The key reason this isn't an endless loop is that the postfix decrement operator returns the value of the decremented variable. It's defined as T operator--(T&, int) And as discussed in previously the compiler is going to evaluate whether that value is 0U as part of the conversion to bool.
What the compiler is effectively doing here is: while(0 != operator--(i, 1))
In your update you cite this code as a motivation for your question:
void fn(void)
{
/* write something after this comment so that the program output is 10 */
int a[1] = {0};
int j = 0;
while(a[j] != 5) ++j; /* Search stack until you find 5 */
a[j] = 10; /* Overwrite it with 10 */
/* write something before this comment */
}
Upon inspection, that entire program has undefined behavior there is only 1 element of a and it's initialized to 0. So for any index other than 0, a[j] is looking off the end of the array.

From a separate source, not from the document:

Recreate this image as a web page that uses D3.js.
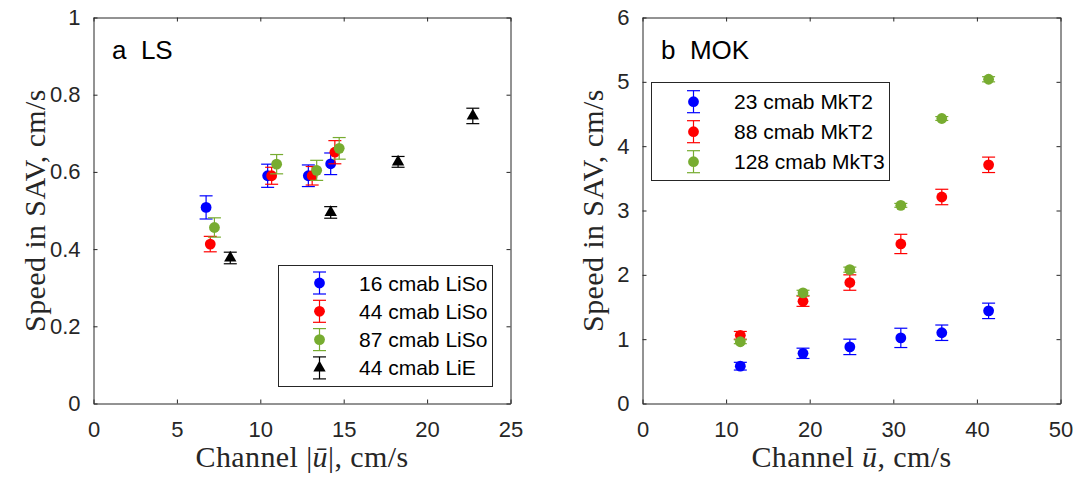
<!DOCTYPE html>
<html>
<head>
<meta charset="utf-8">
<script src="https://cdn.jsdelivr.net/npm/d3@7"></script>
<style>
  body { margin: 0; background: #fff; }
  svg { display: block; }
  .tick text { font-family: "Liberation Sans", Arial, sans-serif; font-size: 22px; fill: #262626; }
  .lab { font-family: "Liberation Serif", "Times New Roman", serif; font-size: 30px; fill: #262626; letter-spacing: 0.4px; }
  .ttl { font-family: "Liberation Sans", Arial, sans-serif; font-size: 26px; fill: #000; white-space: pre; }
  .leg { font-family: "Liberation Sans", Arial, sans-serif; font-size: 21px; fill: #000; }
</style>
</head>
<body>
<svg id="chart" width="1089" height="478"></svg>
<script>
// panel a: LS
const lsNames = ["16 cmab LiSo", "44 cmab LiSo", "87 cmab LiSo", "44 cmab LiE"];
const ls16X = [6.75, 10.44, 12.88, 14.22];
const ls16Y = [0.508, 0.590, 0.590, 0.621];
const ls16E = [0.030, 0.030, 0.028, 0.028];
const ls44X = [7.00, 10.68, 13.11, 14.47];
const ls44Y = [0.413, 0.590, 0.590, 0.651];
const ls44E = [0.020, 0.022, 0.024, 0.030];
const ls87X = [7.25, 10.98, 13.38, 14.73];
const ls87Y = [0.456, 0.620, 0.604, 0.661];
const ls87E = [0.025, 0.025, 0.026, 0.028];
const lieX = [8.2, 14.22, 18.26, 22.74];
const lieY = [0.377, 0.495, 0.626, 0.745];
const lieE = [0.015, 0.015, 0.014, 0.020];
const lsXTicks = [0, 5, 10, 15, 20, 25];
const lsYTicks = [0, 0.2, 0.4, 0.6, 0.8, 1];

// panel b: MOK
const mokNames = ["23 cmab MkT2", "88 cmab MkT2", "128 cmab MkT3"];
const mokX = [11.7, 19.2, 24.8, 30.9, 35.8, 41.4];
const mok23Y = [0.58, 0.78, 0.88, 1.02, 1.10, 1.44];
const mok23E = [0.06, 0.08, 0.12, 0.15, 0.12, 0.12];
const mok88Y = [1.06, 1.59, 1.88, 2.48, 3.21, 3.71];
const mok88E = [0.06, 0.08, 0.12, 0.15, 0.12, 0.12];
const mok128Y = [0.96, 1.72, 2.08, 3.08, 4.43, 5.04];
const mok128E = [0.03, 0.04, 0.04, 0.03, 0.03, 0.04];
const mokXTicks = [0, 10, 20, 30, 40, 50];
const mokYTicks = [0, 1, 2, 3, 4, 5, 6];

const BLUE = "#0000ff", RED = "#ff0000", GREEN = "#77ac30", BLACK = "#000000";
const AX = "#262626";

const svg = d3.select("#chart");
svg.append("rect").attr("width", 1089).attr("height", 478).attr("fill", "#fff");

function zip(xs, ys, es) { return xs.map((x, i) => ({ x: x, y: ys[i], e: es[i] })); }

function marker(g, shape, color) {
  if (shape === "tri") {
    g.append("path").attr("d", d3.symbol(d3.symbolTriangle, 66)()).attr("fill", color);
  } else {
    g.append("circle").attr("r", 5.4).attr("fill", color);
  }
}

function errbar(g, x, y1, y2, color) {
  g.append("line").attr("x1", x).attr("x2", x).attr("y1", y1).attr("y2", y2)
    .attr("stroke", color).attr("stroke-width", 1.2);
  [y1, y2].forEach(yy => g.append("line").attr("x1", x - 6.5).attr("x2", x + 6.5)
    .attr("y1", yy).attr("y2", yy).attr("stroke", color).attr("stroke-width", 1.2));
}

function panel(o) {
  const x = d3.scaleLinear().domain(o.xd).range([o.l, o.r]);
  const y = d3.scaleLinear().domain(o.yd).range([o.b, o.t]);
  const g = svg.append("g");
  const fmt = d => String(d);

  g.append("g").attr("transform", `translate(0,${o.b})`)
    .call(d3.axisBottom(x).tickValues(o.xt).tickFormat(fmt).tickSize(-4).tickSizeOuter(0).tickPadding(18));
  g.append("g").attr("transform", `translate(0,${o.t})`)
    .call(d3.axisTop(x).tickValues(o.xt).tickFormat("").tickSize(-4).tickSizeOuter(0));
  g.append("g").attr("transform", `translate(${o.l},0)`)
    .call(d3.axisLeft(y).tickValues(o.yt).tickFormat(fmt).tickSize(-4).tickSizeOuter(0).tickPadding(13));
  g.append("g").attr("transform", `translate(${o.r},0)`)
    .call(d3.axisRight(y).tickValues(o.yt).tickFormat("").tickSize(-4).tickSizeOuter(0));
  g.selectAll(".domain, .tick line").attr("stroke", AX).attr("stroke-width", 1);
  g.selectAll(".tick text").attr("fill", AX);

  o.series.forEach(s => {
    const sg = g.append("g");
    s.data.forEach(d => {
      const px = x(d.x), py = y(d.y);
      errbar(sg, px, y(d.y + d.e), y(d.y - d.e), s.color);
      const m = sg.append("g").attr("transform", `translate(${px},${py})`);
      marker(m, s.shape, s.color);
    });
  });

  // legend
  const lg = g.append("g");
  lg.append("rect").attr("x", o.lg.x).attr("y", o.lg.y).attr("width", o.lg.w).attr("height", o.lg.h)
    .attr("fill", "#fff").attr("stroke", AX).attr("stroke-width", 1);
  o.series.forEach((s, i) => {
    const ry = o.lg.y0 + i * o.lg.dy;
    errbar(lg, o.lg.mx, ry - 11, ry + 11, s.color);
    const m = lg.append("g").attr("transform", `translate(${o.lg.mx},${ry})`);
    marker(m, s.shape, s.color);
    lg.append("text").attr("class", "leg").attr("x", o.lg.tx).attr("y", ry).attr("dy", "0.36em").text(s.name);
  });

  // title
  g.append("text").attr("class", "ttl").attr("x", o.l + 18.5).attr("y", 59).text(o.title);

  // axis labels
  const xl = g.append("text").attr("class", "lab").attr("text-anchor", "middle")
    .attr("x", (o.l + o.r) / 2).attr("y", 467);
  o.xlab(xl);
  g.append("text").attr("class", "lab").attr("text-anchor", "middle")
    .attr("transform", `translate(${o.yl},${(o.t + o.b) / 2}) rotate(-90)`)
    .text("Speed in SAV, cm/s");
}

panel({
  l: 93.5, r: 510.5, t: 17.5, b: 403.5,
  xd: [0, 25], yd: [0, 1], xt: lsXTicks, yt: lsYTicks,
  title: "a  LS", yl: 44.5,
  xlab: t => {
    t.append("tspan").text("Channel |");
    t.append("tspan").attr("font-style", "italic").text("ū");
    t.append("tspan").text("|, cm/s");
  },
  series: [
    { name: lsNames[0], color: BLUE, shape: "dot", data: zip(ls16X, ls16Y, ls16E) },
    { name: lsNames[1], color: RED, shape: "dot", data: zip(ls44X, ls44Y, ls44E) },
    { name: lsNames[2], color: GREEN, shape: "dot", data: zip(ls87X, ls87Y, ls87E) },
    { name: lsNames[3], color: BLACK, shape: "tri", data: zip(lieX, lieY, lieE) }
  ],
  lg: { x: 278.5, y: 265.5, w: 214, h: 121, y0: 283, dy: 28.3, mx: 319.5, tx: 359 }
});

panel({
  l: 642.5, r: 1060.5, t: 17.5, b: 403.5,
  xd: [0, 50], yd: [0, 6], xt: mokXTicks, yt: mokYTicks,
  title: "b  MOK", yl: 602.5,
  xlab: t => {
    t.append("tspan").text("Channel ");
    t.append("tspan").attr("font-style", "italic").text("ū");
    t.append("tspan").text(", cm/s");
  },
  series: [
    { name: mokNames[0], color: BLUE, shape: "dot", data: zip(mokX, mok23Y, mok23E) },
    { name: mokNames[1], color: RED, shape: "dot", data: zip(mokX, mok88Y, mok88E) },
    { name: mokNames[2], color: GREEN, shape: "dot", data: zip(mokX, mok128Y, mok128E) }
  ],
  lg: { x: 651.5, y: 82.5, w: 238, h: 98, y0: 101.7, dy: 30, mx: 693.5, tx: 734 }
});
</script>
</body>
</html>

The will continue till a 5 is found or until the OS errors because the program has read from protected memory. This is unlike your loops condition which will exit when the postfix decrement operator returns a value of 0, so there can't be an assumption that this is always true, or that the loop will go on infinitely.
What if i is signed int?
Both of the above conversions are built-in to C++. And they are both defined for all integral types, signed and unsigned. So ultimately this expands to:
while(static_cast<bool>(operator--(i, 1)))
Doesn't it contain pitfalls related to array access?
Again this is calling a built-in operator, the subscript operator: T& operator[](T*, std::ptrdiff_t)
So a[i] is the equivalent of calling operator(a, static_cast<ptrdiff_t>(i))
So the obvious followup question is what's a ptrdiff_t? It's a implementation defined integer, but as such each implementation of the standard is responsible for defining conversions to and from this type, so i will cast correctly.